**Instructions for the task**: Copy out every line exactly as given.

:: Provided information ::

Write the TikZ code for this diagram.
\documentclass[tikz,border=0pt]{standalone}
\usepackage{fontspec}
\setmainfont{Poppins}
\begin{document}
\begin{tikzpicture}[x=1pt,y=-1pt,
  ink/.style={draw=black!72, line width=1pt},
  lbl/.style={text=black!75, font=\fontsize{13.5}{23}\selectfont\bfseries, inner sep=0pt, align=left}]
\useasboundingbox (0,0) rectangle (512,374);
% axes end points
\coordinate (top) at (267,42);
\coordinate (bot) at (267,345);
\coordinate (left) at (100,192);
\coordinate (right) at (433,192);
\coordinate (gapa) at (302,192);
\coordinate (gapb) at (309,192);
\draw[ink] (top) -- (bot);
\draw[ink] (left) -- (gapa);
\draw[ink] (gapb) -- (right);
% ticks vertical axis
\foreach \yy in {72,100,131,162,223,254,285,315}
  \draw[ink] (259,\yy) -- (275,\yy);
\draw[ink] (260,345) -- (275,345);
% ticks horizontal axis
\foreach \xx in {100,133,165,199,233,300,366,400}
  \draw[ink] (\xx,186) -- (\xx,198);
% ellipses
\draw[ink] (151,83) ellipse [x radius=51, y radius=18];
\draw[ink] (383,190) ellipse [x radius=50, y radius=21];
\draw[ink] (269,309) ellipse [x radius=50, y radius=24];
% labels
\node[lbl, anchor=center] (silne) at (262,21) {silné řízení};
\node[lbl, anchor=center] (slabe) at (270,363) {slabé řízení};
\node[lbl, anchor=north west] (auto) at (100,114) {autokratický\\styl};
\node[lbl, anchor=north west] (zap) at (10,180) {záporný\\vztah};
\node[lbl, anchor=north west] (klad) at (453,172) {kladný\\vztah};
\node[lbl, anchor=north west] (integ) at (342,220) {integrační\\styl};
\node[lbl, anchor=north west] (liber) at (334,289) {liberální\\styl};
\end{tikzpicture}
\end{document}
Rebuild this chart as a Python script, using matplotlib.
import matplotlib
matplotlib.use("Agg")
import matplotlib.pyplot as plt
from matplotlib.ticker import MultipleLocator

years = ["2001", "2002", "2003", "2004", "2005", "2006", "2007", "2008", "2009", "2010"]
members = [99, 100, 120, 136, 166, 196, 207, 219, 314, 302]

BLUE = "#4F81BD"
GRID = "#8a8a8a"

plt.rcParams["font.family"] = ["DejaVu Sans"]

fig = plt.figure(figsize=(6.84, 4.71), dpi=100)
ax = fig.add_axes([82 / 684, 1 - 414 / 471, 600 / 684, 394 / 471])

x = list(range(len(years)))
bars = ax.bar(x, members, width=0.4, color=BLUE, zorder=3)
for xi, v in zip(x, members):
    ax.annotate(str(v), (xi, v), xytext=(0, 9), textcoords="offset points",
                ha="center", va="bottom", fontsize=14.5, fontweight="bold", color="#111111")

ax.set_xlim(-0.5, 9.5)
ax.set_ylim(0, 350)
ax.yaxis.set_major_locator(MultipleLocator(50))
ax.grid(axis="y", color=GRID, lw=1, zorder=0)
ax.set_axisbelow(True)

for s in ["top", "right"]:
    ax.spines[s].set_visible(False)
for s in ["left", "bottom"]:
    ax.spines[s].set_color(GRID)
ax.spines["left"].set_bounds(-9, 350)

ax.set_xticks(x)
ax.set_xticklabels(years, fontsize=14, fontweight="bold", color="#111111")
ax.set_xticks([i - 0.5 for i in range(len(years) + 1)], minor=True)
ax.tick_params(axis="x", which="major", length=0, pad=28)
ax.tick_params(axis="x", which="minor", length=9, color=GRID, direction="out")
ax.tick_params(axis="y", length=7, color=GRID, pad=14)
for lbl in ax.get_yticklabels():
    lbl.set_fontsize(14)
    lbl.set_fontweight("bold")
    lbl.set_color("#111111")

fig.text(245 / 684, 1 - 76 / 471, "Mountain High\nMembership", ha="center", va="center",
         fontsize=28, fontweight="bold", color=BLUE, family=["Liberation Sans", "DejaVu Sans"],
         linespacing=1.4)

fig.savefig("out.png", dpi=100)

:::

**Response to the task**:
Write the TikZ code for this diagram.
\documentclass[tikz,border=0pt]{standalone}
\usepackage{fontspec}
\setmainfont{Poppins}
\begin{document}
\begin{tikzpicture}[x=1pt,y=-1pt,
  ink/.style={draw=black!72, line width=1pt},
  lbl/.style={text=black!75, font=\fontsize{13.5}{23}\selectfont\bfseries, inner sep=0pt, align=left}]
\useasboundingbox (0,0) rectangle (512,374);
% axes end points
\coordinate (top) at (267,42);
\coordinate (bot) at (267,345);
\coordinate (left) at (100,192);
\coordinate (right) at (433,192);
\coordinate (gapa) at (302,192);
\coordinate (gapb) at (309,192);
\draw[ink] (top) -- (bot);
\draw[ink] (left) -- (gapa);
\draw[ink] (gapb) -- (right);
% ticks vertical axis
\foreach \yy in {72,100,131,162,223,254,285,315}
  \draw[ink] (259,\yy) -- (275,\yy);
\draw[ink] (260,345) -- (275,345);
% ticks horizontal axis
\foreach \xx in {100,133,165,199,233,300,366,400}
  \draw[ink] (\xx,186) -- (\xx,198);
% ellipses
\draw[ink] (151,83) ellipse [x radius=51, y radius=18];
\draw[ink] (383,190) ellipse [x radius=50, y radius=21];
\draw[ink] (269,309) ellipse [x radius=50, y radius=24];
% labels
\node[lbl, anchor=center] (silne) at (262,21) {silné řízení};
\node[lbl, anchor=center] (slabe) at (270,363) {slabé řízení};
\node[lbl, anchor=north west] (auto) at (100,114) {autokratický\\styl};
\node[lbl, anchor=north west] (zap) at (10,180) {záporný\\vztah};
\node[lbl, anchor=north west] (klad) at (453,172) {kladný\\vztah};
\node[lbl, anchor=north west] (integ) at (342,220) {integrační\\styl};
\node[lbl, anchor=north west] (liber) at (334,289) {liberální\\styl};
\end{tikzpicture}
\end{document}
Rebuild this chart as a Python script, using matplotlib.
import matplotlib
matplotlib.use("Agg")
import matplotlib.pyplot as plt
from matplotlib.ticker import MultipleLocator

years = ["2001", "2002", "2003", "2004", "2005", "2006", "2007", "2008", "2009", "2010"]
members = [99, 100, 120, 136, 166, 196, 207, 219, 314, 302]

BLUE = "#4F81BD"
GRID = "#8a8a8a"

plt.rcParams["font.family"] = ["DejaVu Sans"]

fig = plt.figure(figsize=(6.84, 4.71), dpi=100)
ax = fig.add_axes([82 / 684, 1 - 414 / 471, 600 / 684, 394 / 471])

x = list(range(len(years)))
bars = ax.bar(x, members, width=0.4, color=BLUE, zorder=3)
for xi, v in zip(x, members):
    ax.annotate(str(v), (xi, v), xytext=(0, 9), textcoords="offset points",
                ha="center", va="bottom", fontsize=14.5, fontweight="bold", color="#111111")

ax.set_xlim(-0.5, 9.5)
ax.set_ylim(0, 350)
ax.yaxis.set_major_locator(MultipleLocator(50))
ax.grid(axis="y", color=GRID, lw=1, zorder=0)
ax.set_axisbelow(True)

for s in ["top", "right"]:
    ax.spines[s].set_visible(False)
for s in ["left", "bottom"]:
    ax.spines[s].set_color(GRID)
ax.spines["left"].set_bounds(-9, 350)

ax.set_xticks(x)
ax.set_xticklabels(years, fontsize=14, fontweight="bold", color="#111111")
ax.set_xticks([i - 0.5 for i in range(len(years) + 1)], minor=True)
ax.tick_params(axis="x", which="major", length=0, pad=28)
ax.tick_params(axis="x", which="minor", length=9, color=GRID, direction="out")
ax.tick_params(axis="y", length=7, color=GRID, pad=14)
for lbl in ax.get_yticklabels():
    lbl.set_fontsize(14)
    lbl.set_fontweight("bold")
    lbl.set_color("#111111")

fig.text(245 / 684, 1 - 76 / 471, "Mountain High\nMembership", ha="center", va="center",
         fontsize=28, fontweight="bold", color=BLUE, family=["Liberation Sans", "DejaVu Sans"],
         linespacing=1.4)

fig.savefig("out.png", dpi=100)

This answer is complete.